Ce à quoi Binh-Dû aspire fait peur à celui avec qui Binh-Dû se confond. C’est une affaire interne, de lui à lui. Une extension de l’illusion autosuffisante. Il redoute cet engagement-là, cette responsabilité – d’être celui qui est aimé. Celui qui aime avec espoir de retour. Il sait qu’il ne devrait pas s’en faire, nous vivons nos vies de personnages de fiction, professe-t-il à l’envi. Les sentiers montent vers le plateau, puis ramènent au village en même temps que s’étend le crépuscule. À l’ouest les nuages rosissent, et les sables du Sahara traversent les océans. Chaque inspiration contient l’élan d’un baiser.

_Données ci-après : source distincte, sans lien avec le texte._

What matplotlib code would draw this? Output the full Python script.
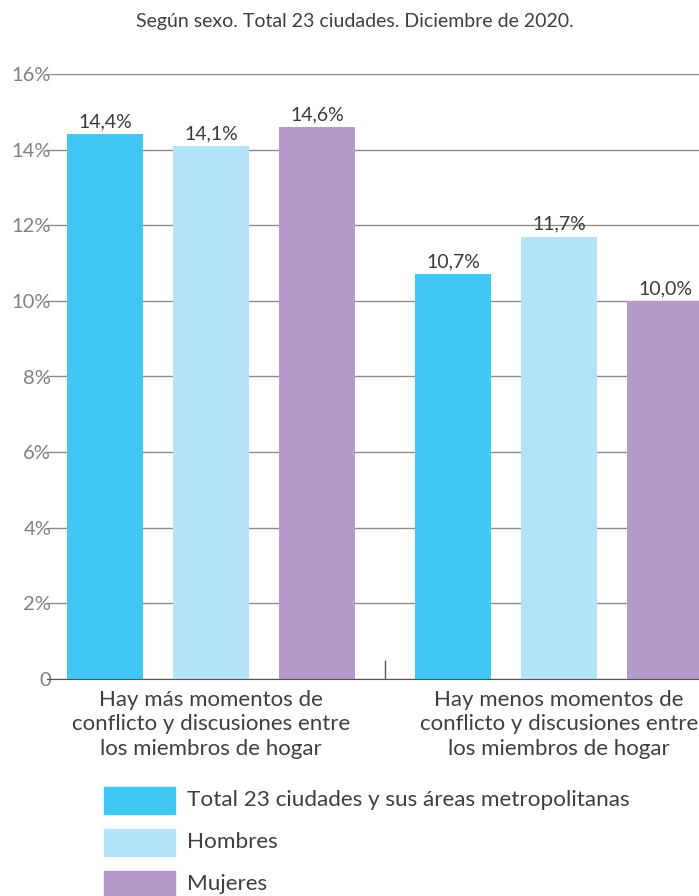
import matplotlib
matplotlib.use("Agg")
import matplotlib.pyplot as plt
import matplotlib.patches as patches
import numpy as np

plt.rcParams['font.family'] = ['Lato', 'DejaVu Sans']

# data
categories = ["Hay más momentos de\nconflicto y discusiones entre\nlos miembros de hogar",
              "Hay menos momentos de\nconflicto y discusiones entre\nlos miembros de hogar"]
series_names = ["Total 23 ciudades y sus áreas metropolitanas", "Hombres", "Mujeres"]
values = {
    "Total 23 ciudades y sus áreas metropolitanas": [14.4, 10.7],
    "Hombres": [14.1, 11.7],
    "Mujeres": [14.6, 10.0],
}
colors = ["#40c7f4", "#b4e3f8", "#b49ac8"]
yticks = [0, 2, 4, 6, 8, 10, 12, 14, 16]
ytick_labels = ["0", "2%", "4%", "6%", "8%", "10%", "12%", "14%", "16%"]
title = "Según sexo. Total 23 ciudades. Diciembre de 2020."

W, H = 699, 896
fig = plt.figure(figsize=(W / 100, H / 100), dpi=100)
ax = fig.add_axes([47 / W, 1 - 679 / H, 1 - 47 / W, (679 - 74) / H])

x = np.arange(len(categories))
bw = 76 / 348
off = 106 / 348
for i, name in enumerate(series_names):
    vals = values[name]
    pos = x + (i - 1) * off
    ax.bar(pos, vals, width=bw, color=colors[i], zorder=3)
    for p, v in zip(pos, vals):
        ax.text(p, v + 0.1, f"{v:.1f}%".replace(".", ","), ha="center", va="bottom",
                fontsize=14, color="#3a3a3a", zorder=4, clip_on=False)

ax.set_xlim(-0.4713, 1.4023)
ax.set_ylim(0, 16)
ax.set_yticks(yticks)
ax.set_yticklabels(ytick_labels, fontsize=14.5, color="#808080")
ax.tick_params(axis="y", length=0, pad=-3)
ax.set_xticks([0.5])
ax.set_xticklabels([""])
ax.tick_params(axis="x", direction="in", length=14, width=1, color="#555555")
for t in ax.get_yticklabels():
    t.set_zorder(5)
ax.grid(axis="y", color="#8c8c8c", linewidth=1, zorder=1)
for s in ["top", "right", "left"]:
    ax.spines[s].set_visible(False)
ax.spines["bottom"].set_color("#555555")
ax.spines["bottom"].set_zorder(4)

for xi, lab in zip(x, categories):
    ax.text(xi, -0.28, lab, ha="center", va="top", fontsize=16, color="#3f3f3f",
            linespacing=1.28, clip_on=False)

fig.text(355 / W, 1 - 22 / H, title, ha="center", va="center", fontsize=14, color="#3f3f3f")

# legend
for i, name in enumerate(series_names):
    yc = 800 + i * 42
    fig.add_artist(patches.Rectangle((104 / W, 1 - (yc + 13.5) / H), 71 / W, 27 / H,
                                     transform=fig.transFigure, color=colors[i]))
    fig.text(187 / W, 1 - yc / H, name, ha="left", va="center", fontsize=16.2, color="#3f3f3f")

fig.savefig("out.png", dpi=100)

Hier à la même heure la masseuse se tient debout face au corps en caleçons, ferme un œil, se recule d’un pas, dit « En effet », puis s’approche afin d’en replacer les volumes. Demain elle prend des notes, ranime le souvenir d’un lointain accident de vélo contre un chariot de la criée. Sur la hanche, un petit bout de chair en moins, les thons restaient figés, l’œil glacé, la bouche ouverte. Au minimum on s’assiérait sur les rochers, attentif aux éclaboussures. Au maximum on rejoindrait le flot dans une frayée oblique. Celui avec qui Binh-Dû se confond n’est pas convaincu d’avoir peur. Il respire avec son abdomen.